## WHAT THE EXERCISE ASKS
Can you set down, exactly as they appear below, the lines from the opening of the material through the one bearing "3.25, 2.68, 2.95]", minus the pictures?
----------------------------------------
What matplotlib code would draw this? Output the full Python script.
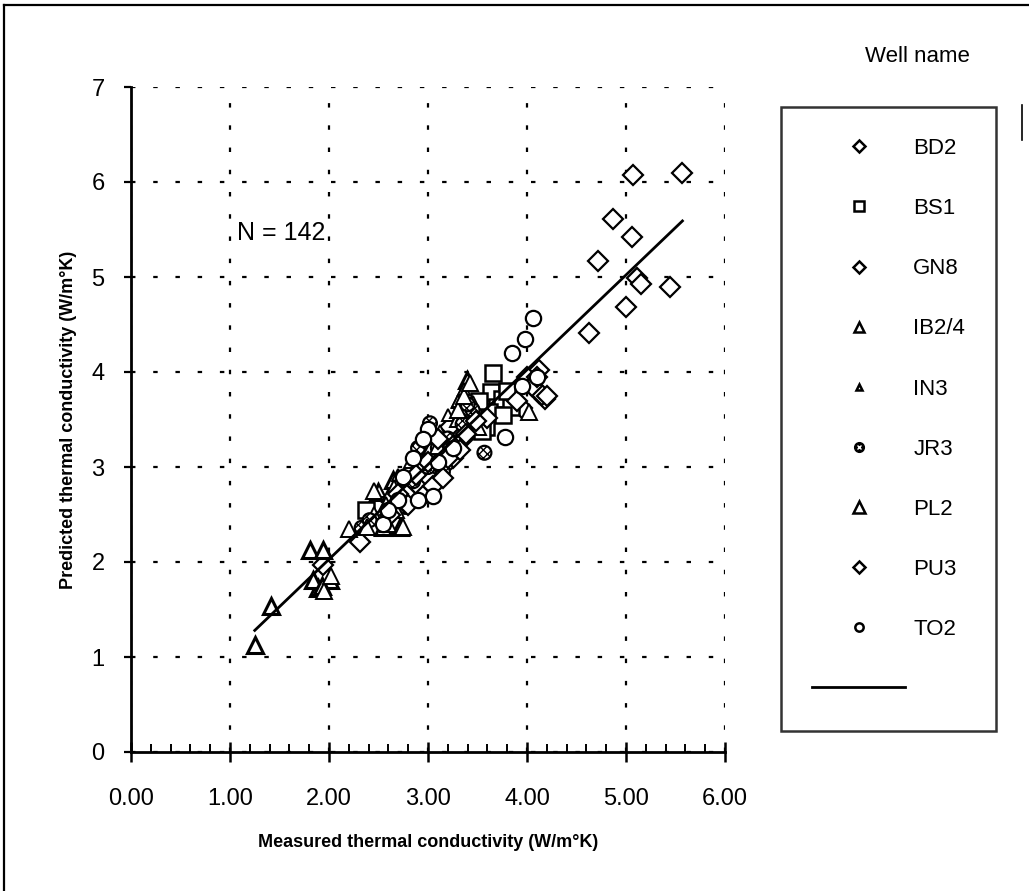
import numpy as np
import matplotlib
matplotlib.use("Agg")
import matplotlib.pyplot as plt
from matplotlib.lines import Line2D

plt.rcParams['font.family'] = ['Liberation Sans', 'DejaVu Sans']

# measured (x) vs predicted (y) thermal conductivity, W/m K, per well
wells = ['BD2', 'BS1', 'GN8', 'IB2/4', 'IN3', 'JR3', 'PL2', 'PU3', 'TO2']

bd2_x = [5.07, 5.57, 4.87, 5.06, 4.72, 5.11, 5.15, 5.44, 5.00, 4.63, 4.12, 4.18, 3.95, 4.05]
bd2_y = [6.07, 6.09, 5.61, 5.42, 5.17, 4.99, 4.93, 4.89, 4.68, 4.41, 3.78, 3.72, 3.62, 3.88]

bs1_x = [3.66, 3.64, 3.70, 3.59, 3.75, 3.84, 3.55, 3.48, 3.80, 2.37, 3.40, 3.30, 3.62, 3.52, 3.76]
bs1_y = [3.99, 3.79, 3.63, 3.42, 3.72, 3.63, 3.38, 3.55, 3.80, 2.55, 3.48, 3.36, 3.58, 3.70, 3.55]

gn8_x = [2.31, 1.94, 3.25, 3.35, 2.90, 3.15, 3.45, 4.12, 4.15, 4.00, 3.05, 2.78, 3.40, 3.22, 2.98, 3.60]
gn8_y = [2.21, 1.97, 3.10, 3.30, 2.80, 3.00, 3.50, 4.02, 3.76, 3.95, 3.15, 2.72, 3.62, 3.42, 2.92, 3.52]

ib24_x = [1.25, 1.41, 1.81, 1.94, 1.89, 2.01, 1.84, 1.93, 2.55, 2.72, 2.65, 3.39, 2.49, 3.32]
ib24_y = [1.13, 1.54, 2.13, 2.13, 1.73, 1.81, 1.81, 1.75, 2.37, 2.37, 2.86, 3.92, 2.74, 3.72]

in3_x = [2.50, 2.60, 2.70, 2.82, 3.30, 3.36, 2.45, 2.92, 3.02, 3.20, 2.66, 3.12, 3.45, 2.58, 3.28, 2.88]
in3_y = [2.75, 2.70, 2.92, 3.05, 3.70, 3.82, 2.52, 3.12, 3.20, 3.55, 2.80, 3.38, 3.68, 2.62, 3.48, 2.98]

jr3_x = [3.57, 2.33, 2.41, 2.77, 3.02, 3.02, 3.10, 3.35, 3.45, 3.40, 2.90, 3.00, 2.85, 3.20, 3.30, 2.72, 3.15]
jr3_y = [3.15, 2.36, 2.44, 2.58, 3.37, 3.46, 3.20, 3.45, 3.60, 3.66, 3.20, 3.00, 2.85, 3.30, 3.25, 2.68, 2.95]

pl2_x = [4.02, 2.45, 2.38, 2.60, 2.75, 3.30, 3.36, 3.42, 1.95, 2.02, 2.20, 2.95, 3.10, 2.68, 3.50]
pl2_y = [3.58, 2.75, 2.37, 2.40, 2.37, 3.60, 3.75, 3.88, 1.70, 1.85, 2.35, 3.05, 3.22, 2.55, 3.42]

pu3_x = [2.95, 3.05, 3.20, 2.80, 3.10, 4.20, 3.90, 4.05, 2.88, 3.00, 3.25, 3.38, 2.70, 3.15, 3.48, 4.10, 2.62, 3.32]
pu3_y = [2.70, 2.80, 3.10, 2.60, 3.30, 3.75, 3.70, 3.85, 2.92, 3.05, 3.22, 3.35, 2.72, 2.88, 3.48, 3.95, 2.50, 3.18]

to2_x = [4.06, 3.98, 3.85, 3.78, 3.00, 2.95, 2.85, 2.70, 2.55, 3.10, 3.25, 2.60, 4.10, 3.95, 2.75, 3.05, 2.90]
to2_y = [4.57, 4.35, 4.20, 3.32, 3.40, 3.30, 3.10, 2.65, 2.40, 3.05, 3.20, 2.55, 3.95, 3.85, 2.90, 2.70, 2.65]

# regression line end points
fit_x = [1.25, 5.57]
fit_y = [1.28, 5.59]

n_samples = 142

xs = [bd2_x, bs1_x, gn8_x, ib24_x, in3_x, jr3_x, pl2_x, pu3_x, to2_x]
ys = [bd2_y, bs1_y, gn8_y, ib24_y, in3_y, jr3_y, pl2_y, pu3_y, to2_y]

# marker, size in plot, edge width, size in legend
styles = [
    ('D', 10, 1.6, 6),
    ('s', 11, 1.8, 7),
    ('D', 10, 1.6, 6),
    ('^', 12, 2.2, 7),
    ('^', 8, 1.4, 5),
    ('o', 10, 1.6, 7),
    ('^', 12, 1.4, 8),
    ('D', 10, 1.6, 6),
    ('o', 11, 1.6, 6),
]

fig = plt.figure(figsize=(10.29, 8.91), dpi=100)
ax = fig.add_axes([131 / 1029, 1 - 752 / 891, 594 / 1029, 665 / 891])

for w, wx, wy, (m, ms, mew, lms) in zip(wells, xs, ys, styles):
    if w == 'JR3':
        # hatched circle
        ax.scatter(wx, wy, s=ms ** 2, marker='o', facecolor='white',
                   edgecolor='black', linewidth=mew, hatch='xxxx', zorder=3)
    else:
        ax.plot(wx, wy, linestyle='none', marker=m, ms=ms, mfc='white',
                mec='black', mew=mew, zorder=3)

ax.plot(fit_x, fit_y, color='black', lw=2.0, zorder=4)

ax.text(1.07, 5.46, f'N = {n_samples}', fontsize=18, va='center', ha='left')

ax.set_xlim(0, 6)
ax.set_ylim(0, 7)
ax.set_xticks(np.arange(0, 7, 1))
ax.set_xticklabels([f'{v:.2f}' for v in range(7)])
ax.set_yticks(np.arange(0, 8, 1))
ax.set_xticks(np.arange(0, 6.01, 0.2), minor=True)
ax.grid(True, which='major', color='black', linestyle=(0, (2, 8)), lw=1.6)
for side in ['top', 'right']:
    ax.spines[side].set_visible(False)
ax.spines['left'].set_linewidth(2)
ax.spines['bottom'].set_linewidth(2)
ax.tick_params(axis='x', which='major', direction='inout', length=14, width=1.8,
               labelsize=17, pad=19)
ax.tick_params(axis='x', which='minor', direction='in', length=6, width=1.4)
ax.tick_params(axis='y', which='major', direction='out', length=5, width=1.6,
               labelsize=17, pad=14)
ax.set_xlabel('Measured thermal conductivity (W/m°K)', fontsize=13,
              fontweight='bold', labelpad=17)
ax.set_ylabel('Predicted thermal conductivity (W/m°K)', fontsize=13,
              fontweight='bold', labelpad=10)

# legend with small markers and the regression line at the end
handles = []
for (m, ms, mew, lms), w in zip(styles, wells):
    if w == 'JR3':
        dot = Line2D([], [], linestyle='none', marker='o', ms=lms,
                     mfc='black', mec='black')
        cross = Line2D([], [], linestyle='none', marker='x', ms=lms * 0.45,
                       mec='white', mew=1.0)
        handles.append((dot, cross))
    else:
        handles.append(Line2D([], [], linestyle='none', marker=m, ms=lms,
                              mfc='white', mec='black', mew=1.8))
handles.append(Line2D([], [], color='black', lw=2))
labels = wells + ['']

leg = fig.legend(handles, labels, loc='upper left',
                 bbox_to_anchor=(781 / 1029, 1 - 107 / 891), fontsize=16,
                 frameon=True, fancybox=False, edgecolor='black',
                 handlelength=4.2, handletextpad=0.35, labelspacing=1.76,
                 borderpad=1.4, borderaxespad=0)
leg.get_frame().set_linewidth(1.8)

fig.text(917 / 1029, 1 - 57 / 891, 'Well name', fontsize=16, ha='center',
         va='center')

# page frame
fig.add_artist(Line2D([0.004, 0.004], [0, 0.994], color='black', lw=1.6))
fig.add_artist(Line2D([0.004, 1.0], [0.994, 0.994], color='black', lw=1.6))
fig.add_artist(Line2D([0.993, 0.993], [1 - 140 / 891, 1 - 105 / 891],
                      color='black', lw=1.2))

fig.savefig('out.png', dpi=100)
----------------------------------------
## FULL ANSWER
What matplotlib code would draw this? Output the full Python script.
import numpy as np
import matplotlib
matplotlib.use("Agg")
import matplotlib.pyplot as plt
from matplotlib.lines import Line2D

plt.rcParams['font.family'] = ['Liberation Sans', 'DejaVu Sans']

# measured (x) vs predicted (y) thermal conductivity, W/m K, per well
wells = ['BD2', 'BS1', 'GN8', 'IB2/4', 'IN3', 'JR3', 'PL2', 'PU3', 'TO2']

bd2_x = [5.07, 5.57, 4.87, 5.06, 4.72, 5.11, 5.15, 5.44, 5.00, 4.63, 4.12, 4.18, 3.95, 4.05]
bd2_y = [6.07, 6.09, 5.61, 5.42, 5.17, 4.99, 4.93, 4.89, 4.68, 4.41, 3.78, 3.72, 3.62, 3.88]

bs1_x = [3.66, 3.64, 3.70, 3.59, 3.75, 3.84, 3.55, 3.48, 3.80, 2.37, 3.40, 3.30, 3.62, 3.52, 3.76]
bs1_y = [3.99, 3.79, 3.63, 3.42, 3.72, 3.63, 3.38, 3.55, 3.80, 2.55, 3.48, 3.36, 3.58, 3.70, 3.55]

gn8_x = [2.31, 1.94, 3.25, 3.35, 2.90, 3.15, 3.45, 4.12, 4.15, 4.00, 3.05, 2.78, 3.40, 3.22, 2.98, 3.60]
gn8_y = [2.21, 1.97, 3.10, 3.30, 2.80, 3.00, 3.50, 4.02, 3.76, 3.95, 3.15, 2.72, 3.62, 3.42, 2.92, 3.52]

ib24_x = [1.25, 1.41, 1.81, 1.94, 1.89, 2.01, 1.84, 1.93, 2.55, 2.72, 2.65, 3.39, 2.49, 3.32]
ib24_y = [1.13, 1.54, 2.13, 2.13, 1.73, 1.81, 1.81, 1.75, 2.37, 2.37, 2.86, 3.92, 2.74, 3.72]

in3_x = [2.50, 2.60, 2.70, 2.82, 3.30, 3.36, 2.45, 2.92, 3.02, 3.20, 2.66, 3.12, 3.45, 2.58, 3.28, 2.88]
in3_y = [2.75, 2.70, 2.92, 3.05, 3.70, 3.82, 2.52, 3.12, 3.20, 3.55, 2.80, 3.38, 3.68, 2.62, 3.48, 2.98]

jr3_x = [3.57, 2.33, 2.41, 2.77, 3.02, 3.02, 3.10, 3.35, 3.45, 3.40, 2.90, 3.00, 2.85, 3.20, 3.30, 2.72, 3.15]
jr3_y = [3.15, 2.36, 2.44, 2.58, 3.37, 3.46, 3.20, 3.45, 3.60, 3.66, 3.20, 3.00, 2.85, 3.30, 3.25, 2.68, 2.95]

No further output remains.